A - Champ d’application et plafond de déduction de droit commun
L’article 223 B du Code général des impôts (N° Lexbase : L9036LNY), dans sa nouvelle rédaction prévoit que le groupe fiscal se doit de déterminer la somme des produits et charges financiers tels que définis précédemment de l’ensemble des sociétés du groupe intégré afin de déterminer le montant des charges financières nettes de l’intégration. En outre, l’Ebitda fiscal (en partant du résultat d’ensemble du groupe avant imputation des déficits à l’exception des déficits antérieurs à l’intégration que les sociétés membres auraient imputé sur leur résultat propre) doit être déterminé au niveau du groupe et un certain nombre de charges financières doivent être réintégrées au niveau du résultat d’ensemble du groupe.
La clause de sauvegarde précitée permettant une déduction supplémentaire de 75 % des charges financières excédant 30 % de l’Ebitda fiscal nécessite de comparer le ratio fonds propres sur les actifs du groupe intégré au ratio fonds propres sur actifs du groupe consolidé auquel les sociétés membres de l’intégration appartiennent. Pour appliquer la clause de sauvegarde il convient de réaliser un palier de sous consolidation au niveau de l’intégration fiscale permettant de déterminer les montants des fonds propres et des actifs du groupe fiscal.
B - Sous-capitalisation
Dans l’ancien dispositif, la sous-capitalisation devait être caractérisée au niveau de chaque société membre du groupe d’intégration. Le nouveau dispositif prévoit que la situation de sous-capitalisation est désormais caractérisée au niveau du groupe fiscalement intégré. Pour déterminer la présence d’un groupe sous-capitalisé, il convient de calculer son ratio d’endettement aux bornes de l’intégration fiscale en comparant les fonds propres consolidés de l’intégration aux dettes existantes vis-à-vis d’entreprises liées mais non membres du groupe d’intégration fiscale (i.e. somme de l’ensemble des dettes vis-à-vis d’entreprises liées non membres du groupe d’intégration divisée par le nombre de jours de l’exercice).

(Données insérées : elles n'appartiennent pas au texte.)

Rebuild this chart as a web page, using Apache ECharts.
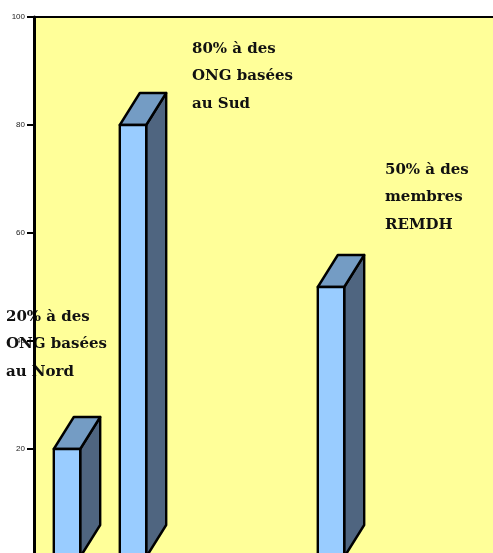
<!DOCTYPE html>
<html><head><meta charset="utf-8">
<script src="https://cdn.jsdelivr.net/npm/echarts@6/dist/echarts.min.js"></script>
<style>html,body{margin:0;padding:0;overflow:hidden;background:#fff;width:493px;height:553px}#c{width:520px;height:600px}</style>
</head><body><div id="c"></div>
<script>
var categories = ['ONG Nord', 'ONG Sud', '', '', 'REMDH', '', ''];
var values = [20, 80, null, null, 50, null, null];
var yTicks = [0, 20, 40, 60, 80, 100];
var notes = [
  ['20% à des', 'ONG basées', 'au Nord'],
  ['80% à des', 'ONG basées', 'au Sud'],
  ['50% à des', 'membres', 'REMDH']
];

var chart = echarts.init(document.getElementById('c'));
var DX = 20, DY = -32;
function renderItem(params, api) {
  var v = api.value(1);
  if (v == null || isNaN(v)) return;
  var top = api.coord([api.value(0), v]);
  var base = api.coord([api.value(0), 0]);
  var w = api.size([1, 0])[0] * 0.4;
  var x0 = top[0] - w / 2, x1 = top[0] + w / 2, y0 = top[1], y1 = base[1];
  var st = {stroke: '#000', lineWidth: 2.4, lineJoin: 'round'};
  return {
    type: 'group',
    children: [
      {type: 'polygon', shape: {points: [[x1, y0], [x1 + DX, y0 + DY], [x1 + DX, y1 + DY], [x1, y1]]}, style: Object.assign({fill: '#4F6580'}, st)},
      {type: 'polygon', shape: {points: [[x0, y0], [x0 + DX, y0 + DY], [x1 + DX, y0 + DY], [x1, y0]]}, style: Object.assign({fill: '#749CC4'}, st)},
      {type: 'rect', shape: {x: x0, y: y0, width: w, height: y1 - y0}, style: Object.assign({fill: '#99CCFF'}, st)}
    ]
  };
}
var noteSpots = [[6, 317], [192, 49], [385, 170]];
var graphics = [];
notes.forEach(function (lines, i) {
  lines.forEach(function (t, j) {
    graphics.push({type: 'text', x: noteSpots[i][0], y: noteSpots[i][1] + j * 27.5, z: 5,
      style: {text: t, font: 'bold 15px "DejaVu Serif", "Liberation Serif", serif', fill: '#111', verticalAlign: 'middle'}});
  });
});
chart.setOption({
  animation: false,
  grid: {left: 34, top: 17, right: 24, bottom: 43, show: true, backgroundColor: '#FFFF99', borderWidth: 0},
  xAxis: {type: 'category', data: categories, position: 'top', z: 10,
    axisLine: {show: true, onZero: false, lineStyle: {color: '#000', width: 2}},
    axisTick: {show: false}, axisLabel: {show: false}, splitLine: {show: false}},
  yAxis: {type: 'value', min: yTicks[0], max: yTicks[yTicks.length - 1], interval: 20, z: 10,
    axisLine: {show: true, lineStyle: {color: '#000', width: 3}},
    axisTick: {show: true, length: 7, lineStyle: {color: '#000', width: 2}},
    axisLabel: {fontSize: 8, color: '#222', margin: 9, fontFamily: '"Liberation Sans", Arial, sans-serif',
      formatter: function (v) { return v === 0 ? '' : String(v); }},
    splitLine: {show: false}},
  graphic: graphics,
  series: [{type: 'custom', renderItem: renderItem, z: 2, clip: false,
    data: values.map(function (v, i) { return [i, v]; })}]
});
</script></body></html>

C - Report des charges financières non déduites
Comme pour le régime de droit commun, les règles de report permettent d’imputer sur des exercices ultérieures (i) les charges financières non déduites et (ii) la capacité de déduction inutilisée au cours des exercices précédents. En revanche, en cas d’entrée dans un groupe de sociétés qui disposent de charges financières nettes ou de capacité de déduction inemployée en report avant l’entrée dans le groupe ne pourront être utilisés tant que la société est membre de l’intégration. En revanche, elle pourra le faire en cas de sortie du groupe et dans un délai de cinq ans pour la capacité de déduction inemployée auparavant.
D - Ordre d’application des dispositifs
Une possible difficulté qui devra être éclairée par les précisions de l’administration fiscale existe en matière d’ordre d’application des dispositifs. Ainsi, l’article 223 B bis du Code général des impôts tel que rédigé par la loi de finances pour 2019 ne précise pas si le plafonnement s’applique avant ou après application du dispositif de l’amendement Charasse. Outre cette précision qui devra être apportée incessamment sous peu par l’administration fiscale, l’ordre d’application des dispositifs en cas de groupe intégré est le même qu’en l’absence de groupe intégré.